Type [2 3] (from within the “Utilities” menu to reach Menu 23), hit the Green button for “OK”, and using the top middle knob, adjust the Shift-Direction (or S-D on your display) to your repeater’s correct shift direction (remember the negative or positive setting discussed in Step 5?, here’s where that information goes). Hit the Green OK button to save your choice.
Once that’s done, type [2 4] (from within the “Utilities” menu to reach Menu 24), hit the Green button for “OK” and use your keypad to enter the repeater’s offset step amount [Step 4]. In our example (your repeater may be different), we enter 5 * 0 0 0 0 0 and push the Green OK button again.
Now we’re ready to enter the repeater’s PL (CTCSS) tone or DCS code from Step 2. Type [2 7] (from within the “Utilities”menu to reach Menu 27), hit the Green button again for “OK”, and using the middle knob on the top of the radio (next to the antenna), turn it until the display shows the needed PL (CTCSS) tone or DCS code for your repeater. Once that’s selected, push the Green OK button to save that selection.
If your repeater uses Narrow Band programming (nearly all amateur repeaters do not, but commercial repeaters generally require narrow-band programming), type [2 9] (from within the “Utilities” menu to reach Menu 29), hit the Green button for “OK”, and using the middle knob on the top of the radio (next to the antenna), turn it until the display shows whichever option you need (wide-band is the default, so 99% of you can skip this step for amateur radio repeaters), and push the Green OK key to save your choice.
If you have followed all these steps correctly, your radio now has 1 repeater frequency programmed (but not “named” yet). Push the Green OK button and rotate the knob until the “Channel storage” selection is highlighted and push the Green OK button again to see the Storage Channel blank box. Enter the blank memory number you wish to use from Step 6 by entering the memory number in three digits (memory 201 would be 2 0 1 as an example) and push the Green OK button to confirm your choice. If that memory is already used, the radio will prompt you if you want to override the previous memory. If you do, push the Green OK button to continue.
Now comes the decision of what you want to “name” this new saved memory from your keypad. To restate what was discussed previously, most radios only allow you to name your programmed memory (from the keyboard) as either a Channel Number or as a Frequency, but TYT allows you to save the memory (from the keyboard) as either the repeater callsign, channel number, frequency, or location info (up to 7 alpha-numeric characters using UPPER or lower-case letters).
Using the memory location number (you previously set aside in Step 6), now switch from the VFO mode (you have been using all this time) to Channel Mode by pushing the [#] button on the lower right side of the keypad.
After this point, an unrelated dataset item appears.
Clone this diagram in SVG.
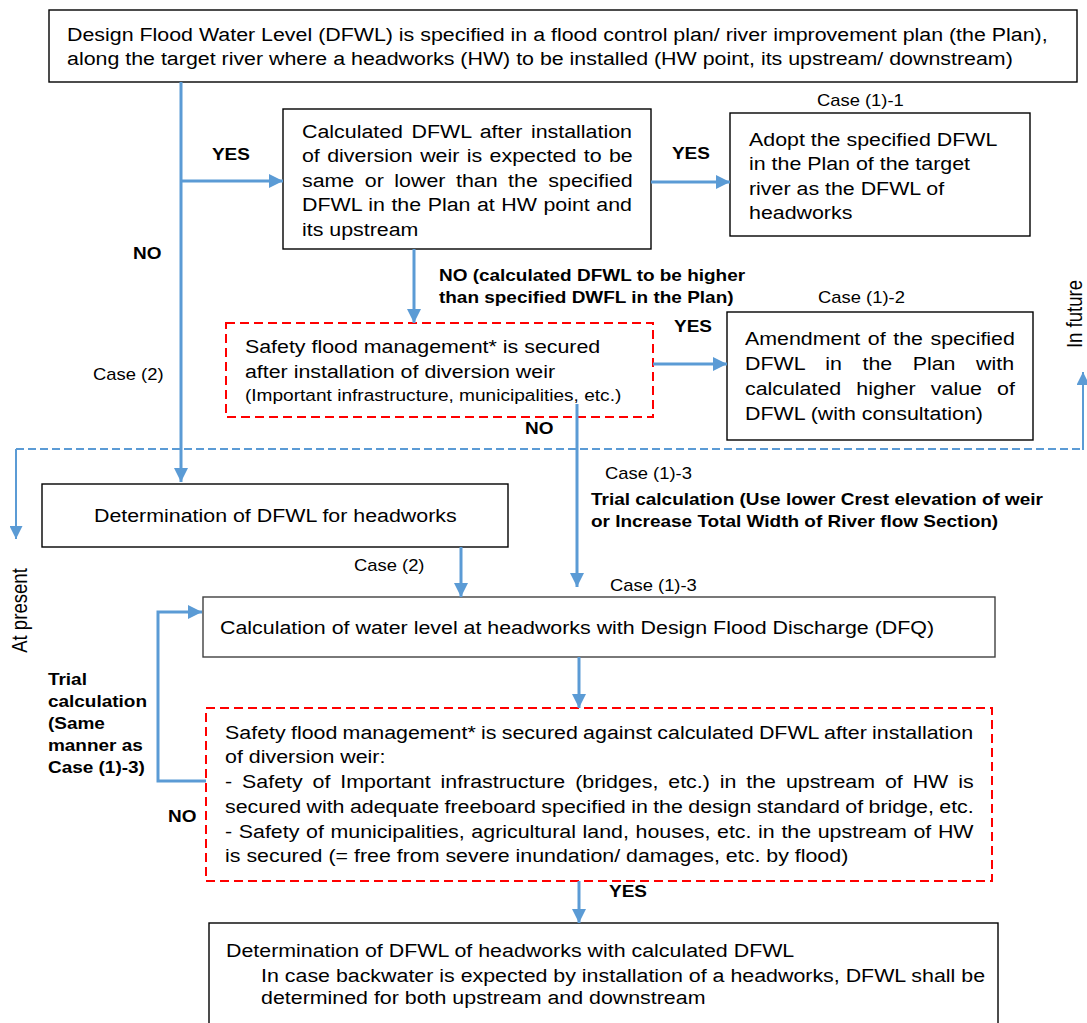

Your memory channel number should now be active, but if not, turn the knob on the top of the radio until your memory is selected. You should see primarily a blank memory with no Name, just a memory location number on the right side of the display.
To activate the naming option (and while still in the Channel Mode setting), push the Green OK button, select “Utilities”, push the Green OK button, and then select Menu 33 by entering [3 3] and pushing the Green OK button again.
In very small red type in the lower middle of the display, you’ll see the number “123”. You can use this option if you want to name your memory by the repeater frequency. Simply enter your frequency by using the keypad and push the Green OK key to save the name as a frequency.
If you want to name the memory by using all letters (or letters and numbers in combination), you’ll need to switch that small “123” number to “ENG” by pushing the [#] key and then using the keypad to enter the repeater callsign or location. For some of you, this will remind you of the days before smartphones, as you must select a number. “3” for example brings up the options “3 d e f D E F” which then allows you (in a second step) to select the capital letter D by pushing the number 5.
To select the next letter or number for your 7-character channel name, select the matching keypad number and select the letter you want by picking the selected letter using the number above it (remember I didn’t say this was easy or fast). Once you have finished your 7-character name selection, hit the Green OK key to store the name you selected for your first programmed memory. If you make a mistake during this last step, hit the Red key to exit that step and start your channel naming progress again.
Once you exit this last step, your named memory will show up when your radio is in Channel mode. I suppose knowing how to manually program this radio will be helpful to some, but I honestly think I’d pull my hair out if I had to do these steps manually more than just a couple of times. Having RF Gear 2 Go program your radio with a standard template for just $20.00 (or getting the software/cable kit from us for $48.95) may be the best money you ever spent, but I admit I’m biased in my opinion.
In any case, I hope this helps you in your manual programming efforts with your TYT TH-UV8200 waterproof radio.